Group site still open, day-use encouraged

Based in Stanford, Wiseman is fully aware of Crystal Lake’s recreational importance, and he said he’s sorry to have to break such unfortunate news.

“In the best-case scenario we’ll be able to have the campground open within a year,” he said.

But it’s difficult to know how long this extensive tree removal process will take. One of the best estimations comes by comparison, as Jumping Creek Campground recently had a similar issue, and it was closed for two or three years.

It’s a shame for both the Forest Service and the regular users, as all benefit from Crystal Lake’s constant use, whether by locals or people from elsewhere in the state or region.

“Crystal Lake is the highest revenue generating campground we have in Helena-Lewis-and-Clark National Forest,” Wiseman said. “It runs about 80 percent occupancy from when we open it in the middle of June up until Labor Day weekend.”

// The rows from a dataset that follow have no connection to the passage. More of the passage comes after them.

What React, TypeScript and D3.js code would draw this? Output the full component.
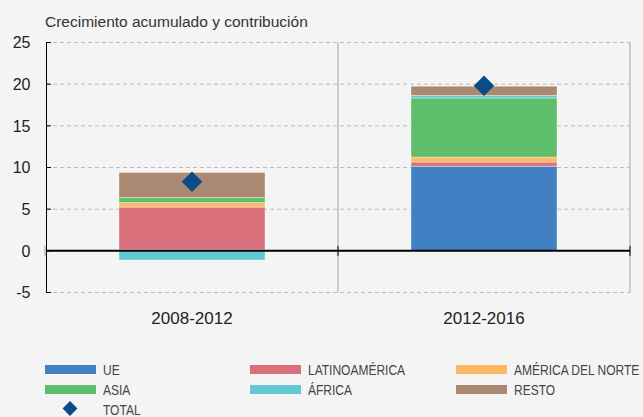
import React, { useEffect, useRef } from 'react';
import * as d3 from 'd3';

const periods = ['2008-2012', '2012-2016'];
const regions = ['UE', 'LATINOAMÉRICA', 'AMÉRICA DEL NORTE', 'ASIA', 'ÁFRICA', 'RESTO'];
const ue = [0.15, 10.15];
const latinoamerica = [5.1, 0.5];
const americaNorte = [0.55, 0.6];
const asia = [0.6, 7.1];
const africa = [-1.1, 0.3];
const resto = [3.0, 1.1];
const total = [8.3, 19.8];
const yTicks = [-5, 0, 5, 10, 15, 20, 25];

const colors = ['#4180c2', '#d9707c', '#fdb863', '#5fbe6b', '#63c9d0', '#ab8871'];
const totalColor = '#0b4c87';

const App = () => {
  const ref = useRef<SVGSVGElement>(null);

  useEffect(() => {
    const width = 643;
    const height = 417;
    const font = 'Liberation Sans, Arial, sans-serif';
    const svg = d3.select(ref.current);
    svg.selectAll('*').remove();

    svg.append('rect').attr('width', width).attr('height', height).attr('fill', '#f4f4f4');

    const series = [ue, latinoamerica, americaNorte, asia, africa, resto];
    const rows = periods.map((p, i) => {
      const r: any = { period: p };
      regions.forEach((k, j) => (r[k] = series[j][i]));
      return r;
    });

    const x = d3.scaleBand().domain(periods).range([46, 630]).padding(0);
    const y = d3.scaleLinear().domain([-5, 25]).range([292.5, 42.5]);
    const barW = x.bandwidth() * 0.5;

    // title
    svg.append('text')
      .attr('x', 45).attr('y', 26.5)
      .attr('font-family', font)
      .attr('font-size', 15.5).attr('fill', '#333')
      .text('Crecimiento acumulado y contribución');

    // grid
    svg.append('g').selectAll('line')
      .data(yTicks.filter(d => d !== 0))
      .enter().append('line')
      .attr('x1', 46).attr('x2', 630)
      .attr('y1', d => y(d)).attr('y2', d => y(d))
      .attr('stroke', '#bdbdbd').attr('stroke-dasharray', '4,3');

    // category separators
    svg.append('g').selectAll('line')
      .data(periods)
      .enter().append('line')
      .attr('x1', d => x(d)! + x.bandwidth()).attr('x2', d => x(d)! + x.bandwidth())
      .attr('y1', y(25)).attr('y2', y(-5))
      .attr('stroke', '#a3a3a3');

    // bars
    const stack = d3.stack<any>().keys(regions).offset(d3.stackOffsetDiverging);
    const layers = stack(rows);
    svg.append('g').selectAll('g')
      .data(layers)
      .enter().append('g')
      .attr('fill', (d, i) => colors[i])
      .selectAll('rect')
      .data(d => d)
      .enter().append('rect')
      .attr('x', d => x(d.data.period)! + (x.bandwidth() - barW) / 2)
      .attr('width', barW)
      .attr('y', d => y(Math.max(d[0], d[1])))
      .attr('height', d => Math.abs(y(d[0]) - y(d[1])))
      .attr('stroke', 'rgba(255,255,255,0.35)')
      .attr('stroke-width', 1);

    // zero line
    svg.append('line')
      .attr('x1', 46).attr('x2', 630)
      .attr('y1', y(0)).attr('y2', y(0))
      .attr('stroke', '#000').attr('stroke-width', 2);
    svg.append('g').selectAll('line')
      .data(periods)
      .enter().append('line')
      .attr('x1', d => x(d)! + x.bandwidth()).attr('x2', d => x(d)! + x.bandwidth())
      .attr('y1', y(0) - 5).attr('y2', y(0) + 5)
      .attr('stroke', '#000').attr('stroke-width', 1);

    // y axis
    svg.append('line')
      .attr('x1', 46.5).attr('x2', 46.5)
      .attr('y1', y(25)).attr('y2', y(-5))
      .attr('stroke', '#000');
    svg.append('line')
      .attr('x1', 45).attr('x2', 45)
      .attr('y1', y(0) - 5).attr('y2', y(0) + 5)
      .attr('stroke', '#999');
    svg.append('g').selectAll('line')
      .data(yTicks)
      .enter().append('line')
      .attr('x1', 46).attr('x2', 51)
      .attr('y1', d => y(d)).attr('y2', d => y(d))
      .attr('stroke', '#000');
    svg.append('g').selectAll('text')
      .data(yTicks)
      .enter().append('text')
      .attr('x', 30.5).attr('y', d => y(d))
      .attr('dy', '0.36em')
      .attr('text-anchor', 'end')
      .attr('font-family', font)
      .attr('font-size', 16).attr('fill', '#222')
      .text(d => d);

    // x labels
    svg.append('g').selectAll('text')
      .data(periods)
      .enter().append('text')
      .attr('x', d => x(d)! + x.bandwidth() / 2).attr('y', 324)
      .attr('text-anchor', 'middle')
      .attr('font-family', font)
      .attr('font-size', 17).attr('fill', '#222')
      .text(d => d);

    // totals
    svg.append('g').selectAll('path')
      .data(periods)
      .enter().append('path')
      .attr('d', d3.symbol().type(d3.symbolSquare).size(210)())
      .attr('transform', (d, i) => `translate(${x(d)! + x.bandwidth() / 2},${y(total[i])}) rotate(45)`)
      .attr('fill', totalColor);

    // legend (condensed look: squeeze the text horizontally)
    const colX = [45, 250, 456];
    const rowTop = [365, 385];
    const legend = svg.append('g');
    regions.forEach((k, i) => {
      const lx = colX[i % 3];
      const ly = rowTop[Math.floor(i / 3)];
      legend.append('rect')
        .attr('x', lx).attr('y', ly).attr('width', 51).attr('height', 9)
        .attr('fill', colors[i]);
      legend.append('text')
        .attr('transform', `translate(${lx + 58},${ly + 9.8}) scale(0.8,1)`)
        .attr('font-family', font).attr('font-size', 15).attr('fill', '#444')
        .text(k);
    });
    legend.append('path')
      .attr('d', d3.symbol().type(d3.symbolSquare).size(110)())
      .attr('transform', `translate(70,408.5) rotate(45)`)
      .attr('fill', totalColor);
    legend.append('text')
      .attr('transform', `translate(103,414.5) scale(0.8,1)`)
      .attr('font-family', font).attr('font-size', 15).attr('fill', '#444')
      .text('TOTAL');
  }, []);

  return (
    <svg ref={ref} width={643} height={417}
      style={{ position: 'absolute', left: 0, top: 0, display: 'block' }} />
  );
};

export default App;
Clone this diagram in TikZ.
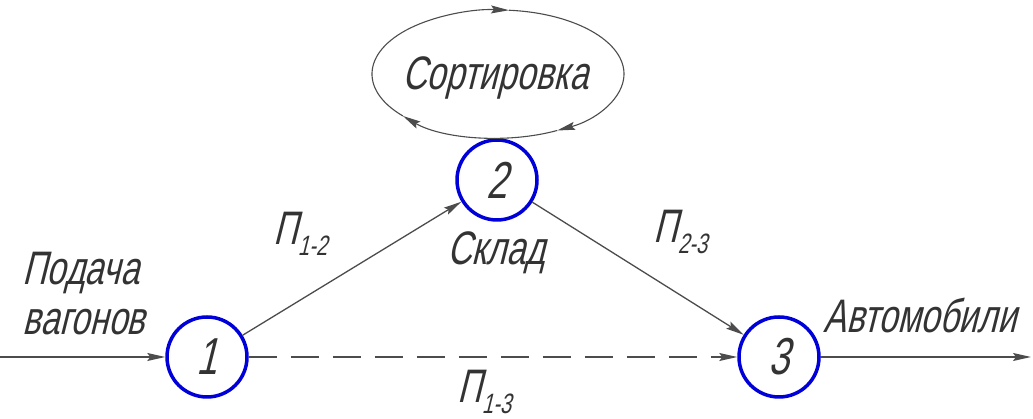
\documentclass[tikz,border=0pt]{standalone}
\usepackage{fontspec}
\newfontfamily\gostfont[FakeStretch=0.72,FakeSlant=0.25]{Liberation Sans}
\usetikzlibrary{arrows.meta,positioning,calc}
\newcommand{\pidx}[1]{\raisebox{-11pt}{\fontsize{28}{30}\selectfont #1}}

\begin{document}
\begin{tikzpicture}[x=1pt, y=1pt, line width=1.3pt,
        flow/.style={draw=black!70, -{Stealth[length=18pt,width=8pt,inset=3pt]}},
        station/.style={circle, draw=blue!85!black, line width=3.5pt, minimum size=80pt,
                        inner sep=0pt, text=black!80, font=\gostfont\fontsize{52}{56}\selectfont},
        lbl/.style={inner sep=0pt, text=black!80, font=\gostfont\fontsize{47}{50}\selectfont}]

    \useasboundingbox (0,0) rectangle (1033,419);

    % --- stations ---
                \node[station] (S1) at (207,62)  {1};   % feed
                \node[station] (S2) at (497,239) {2};   % store
                \node[station] (S3) at (779,62)  {3};   % dispatch

    % --- free ends ---
                \coordinate (In)  at (0,62);
                \coordinate (Out) at (1031,62);

    % --- sorting loop ---
                \coordinate (Ce) at (498,345);
                \def\Ra{126}   % x-radius
                \def\Rb{64}    % y-radius
                \foreach \s/\e in {85/-62, -62/-139, -139/-275}
                    \draw[flow, line width=1.1pt] (Ce) ++(\s:{\Ra} and {\Rb})
                        arc[start angle=\s, end angle=\e, x radius=\Ra, y radius=\Rb];

    % --- flows ---
                \draw[flow] (In) -- (S1);
                \draw[flow] (S1) -- (S2);
                \draw[flow] (S2) -- (S3);
                \draw[flow, dash pattern=on 28pt off 14pt] (S1) -- (S3);
                \draw[flow] (S3) -- (Out);

    % --- labels ---
                \node[lbl, anchor=base] (Sort) at (495,329) {Сортировка};
                \node[lbl, anchor=base] (Store) at (496,154) {Склад};
                \node[lbl, anchor=base west] (Feed) at (22,134) {Подача};
                \node[lbl, anchor=base west] (Wag) at (22,84) {вагонов};
                \node[lbl, anchor=base west] (Cars) at (823,86) {Автомобили};
                \node[lbl, anchor=base west] (P12) at (273,174) {П\pidx{1-2}};
                \node[lbl, anchor=base west] (P23) at (653,176) {П\pidx{2-3}};
                \node[lbl, anchor=base west] (P13) at (457,16) {П\pidx{1-3}};

            \end{tikzpicture}
\end{document}
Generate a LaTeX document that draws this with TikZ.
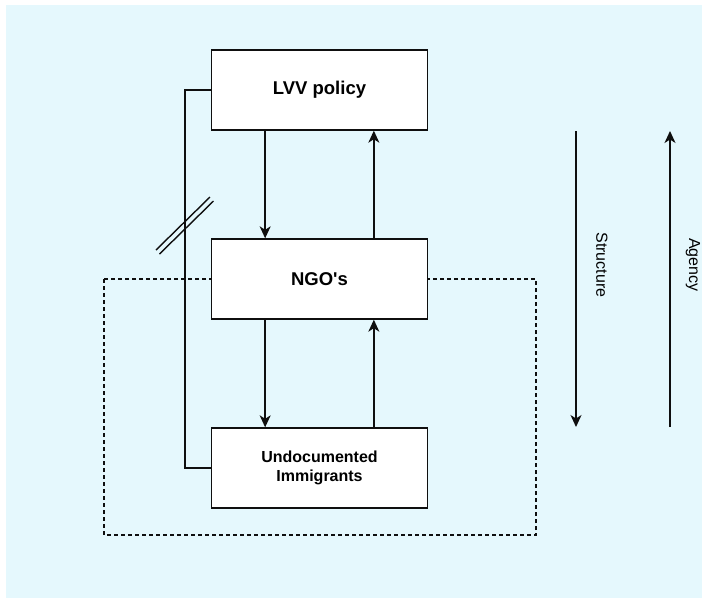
\documentclass[tikz,border=0pt]{standalone}
\usepackage{fontspec}
\setmainfont[Ligatures={NoCommon}]{Liberation Sans}
\usetikzlibrary{arrows.meta,calc}
\definecolor{bgcyan}{RGB}{229,248,253}
\definecolor{linegray}{RGB}{15,15,15}
\tikzset{
  box/.style={draw=linegray, line width=1.4pt, fill=white, minimum width=216pt, minimum height=80pt, inner sep=0pt, align=center, font=\bfseries},
  conn/.style={draw=linegray, line width=1.4pt},
  arr/.style={conn, -{Stealth[length=12pt,width=11pt,inset=3.5pt]}},
  dashbox/.style={draw=linegray, line width=1.2pt, dash pattern=on 4pt off 3pt},
  sidelbl/.style={font=\fontsize{16}{19}\selectfont, rotate=-90}
}
\begin{document}
\begin{tikzpicture}[x=1pt,y=-1pt]
\useasboundingbox (0,0) rectangle (702,598);
\fill[bgcyan] (6,5) rectangle (702,598);
% dashed grouping frame
\coordinate (d1) at (104,279);
\coordinate (d2) at (536,535);
\draw[dashbox] (d1) rectangle (d2);
% boxes
\node[box, font=\bfseries\fontsize{18.5}{21}\selectfont] (lvv) at (319.5,90) {LVV policy};
\node[box, font=\bfseries\fontsize{18.5}{21}\selectfont] (ngo) at (319.5,279) {NGO\textquotesingle s};
\node[box, font=\bfseries\fontsize{16}{19}\selectfont] (und) at (319.5,468) {Undocumented\\Immigrants};
% side connector
\coordinate (c1) at (185,90);
\coordinate (c2) at (185,468);
\draw[conn] (lvv.west) -- (c1) -- (c2) -- (und.west);
% slash marks
\coordinate (sa1) at (156,250);
\coordinate (sa2) at (210,197);
\coordinate (sb1) at (159.5,254);
\coordinate (sb2) at (213.5,201);
\draw[conn] (sa1) -- (sa2);
\draw[conn] (sb1) -- (sb2);
% vertical arrows between boxes
\draw[arr] ($(lvv.south west)!0.25!(lvv.south east)$) -- ($(ngo.north west)!0.25!(ngo.north east)$);
\draw[arr] ($(ngo.north west)!0.75!(ngo.north east)$) -- ($(lvv.south west)!0.75!(lvv.south east)$);
\draw[arr] ($(ngo.south west)!0.25!(ngo.south east)$) -- ($(und.north west)!0.25!(und.north east)$);
\draw[arr] ($(und.north west)!0.75!(und.north east)$) -- ($(ngo.south west)!0.75!(ngo.south east)$);
% structure / agency
\coordinate (s1) at (576,131);
\coordinate (s2) at (576,427);
\coordinate (a1) at (670,427);
\coordinate (a2) at (670,131);
\draw[arr] (s1) -- (s2);
\draw[arr] (a1) -- (a2);
\node[sidelbl] (slbl) at (602,265) {Structure};
\node[sidelbl] (albl) at (693,265) {Agency};
\end{tikzpicture}
\end{document}
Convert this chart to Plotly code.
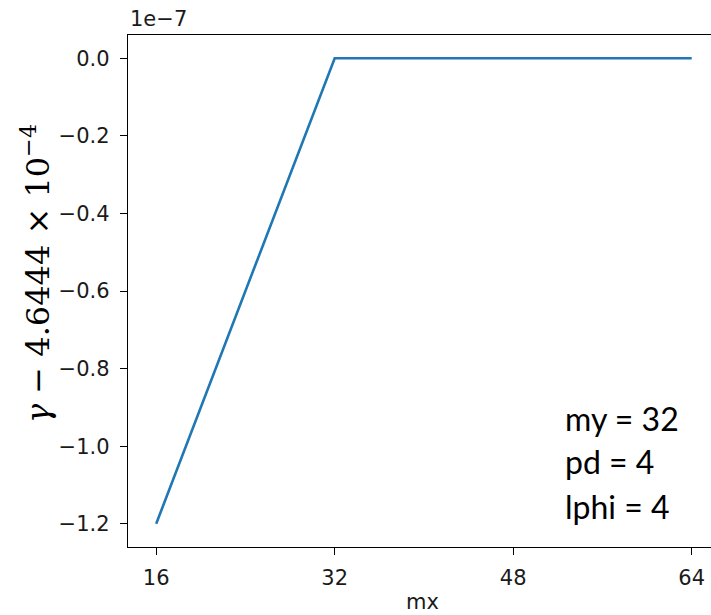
import plotly.graph_objects as go

# Convergence of gamma with grid resolution mx
mx = [16, 32, 48, 64]
gamma_shift = [-1.2e-7, 0.0, 0.0, 0.0]   # gamma - 4.6444e-4
scale = 1e-7

x_ticks = [16, 32, 48, 64]
y_ticks = [0.0, -0.2, -0.4, -0.6, -0.8, -1.0, -1.2]
y_ticktext = ["0.0", "−0.2", "−0.4", "−0.6", "−0.8", "−1.0", "−1.2"]
params = ["my = 32", "pd = 4", "lphi = 4"]

W, H = 711, 615
ML, MR, MT, MB = 128, 0, 35, 68
pw, ph = W - ML - MR, H - MT - MB

def px_x(x):
    return (x - ML) / pw

def px_y(y):
    return (H - MB - y) / ph

fig = go.Figure()
fig.add_trace(go.Scatter(
    x=mx, y=[v / scale for v in gamma_shift], mode="lines",
    line=dict(color="#1f77b4", width=2.6), showlegend=False,
))

tickfont = dict(family="DejaVu Sans", size=21, color="#1a1a1a")
axis_common = dict(
    showgrid=False, zeroline=False, showline=True, linecolor="black",
    linewidth=1.4, ticks="outside", ticklen=7, tickwidth=1.3,
    tickcolor="black", tickfont=tickfont,
)

fig.update_layout(
    width=W, height=H,
    margin=dict(l=ML, r=MR, t=MT, b=MB),
    paper_bgcolor="white", plot_bgcolor="white",
    xaxis=dict(range=[13.472, 65.73], tickvals=x_ticks,
               ticktext=[str(t) for t in x_ticks], mirror=True,
               ticklabelstandoff=5, **axis_common),
    yaxis=dict(range=[-1.26, 0.06], tickvals=y_ticks, ticktext=y_ticktext,
               mirror=False, ticklabelstandoff=6, **axis_common),
)

annotations = [
    dict(text="1e−7", x=px_x(128), y=px_y(33), xanchor="left", yanchor="bottom",
         font=tickfont),
    dict(text="mx", x=px_x(422.5), y=px_y(602), xanchor="center", yanchor="middle",
         font=tickfont),
    dict(text="<i>γ</i> − 4.6444 × 10<sup>−4</sup>", x=px_x(36), y=px_y(274),
         xanchor="center", yanchor="middle", textangle=-90,
         font=dict(family="DejaVu Serif", size=32, color="black")),
]
baselines = [430, 473, 518]
for label, yb in zip(params, baselines):
    annotations.append(dict(text=label, x=px_x(563), y=px_y(yb - 12),
                            xanchor="left", yanchor="middle",
                            font=dict(family="Lato", size=32, color="black")))
for a in annotations:
    a.update(xref="paper", yref="paper", showarrow=False)
fig.update_layout(annotations=annotations)

fig.write_html("out.html")
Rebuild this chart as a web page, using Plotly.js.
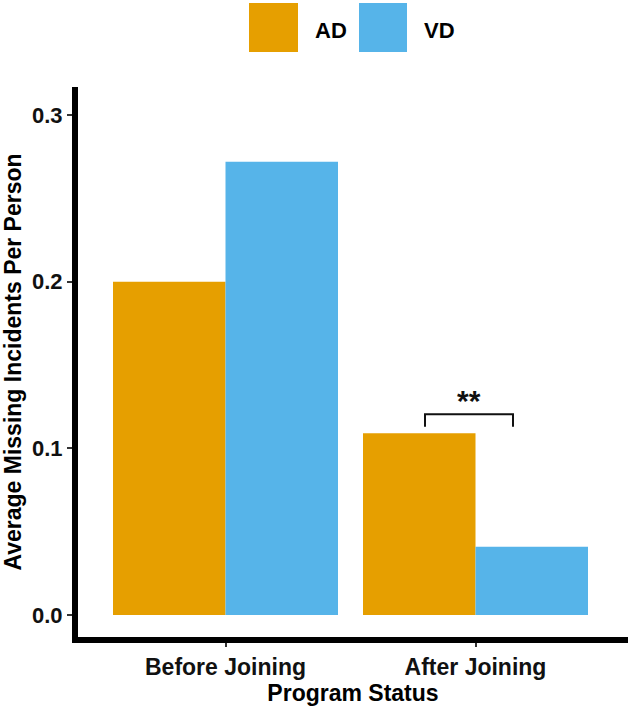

There is, however, a silver lining, Wiseman said, as Crystal Lake will still be available for day use and the group site is available for camping by reservation. Dispersed camping is also still allowed on a first-come, first-served basis.

“We encourage people to continue coming out to this spot,” Wiseman said. “The picnic area, the boat ramp and the hikes are all still here.”

This is by no means the end of camping at Crystal Lake, Wiseman added.

“We want to remove the trees and fix up the campsite in as short a time as possible,” he said.


Now what?

 In order to try and prevent such a large-scale vegetation manipulation in the future, Voigt and other specialists are putting together vegetation management plans for the areas they cover.

“We have to have something on paper answering the question, ‘how are we going to manage this in the future?’” Voigt said. “With this management plan, we want to be on the same page as wildlife, soil, hydrology and all other specialists, and have the information we need in one living document.”

The vegetation management plan for Crystal Lake will focus on removing hazards, reestablishing vegetation, planting trees with more resistance and managing trees at a younger age.

Before the plan is established, however, the Forest Service will take care of immediate needs. A crew will be assembled, a timber sale will occur and additional funding will be sought for a project that is larger in scale than anticipated.

It will take some time, Voigt said, but Crystal Lake campground will be restored, allowing camping again as soon as possible. And, after some time, it will again be as forested as it is today.

“We are going to leave up as many non-hazardous trees as possible,” Voigt said, “but it will mostly be smaller trees.”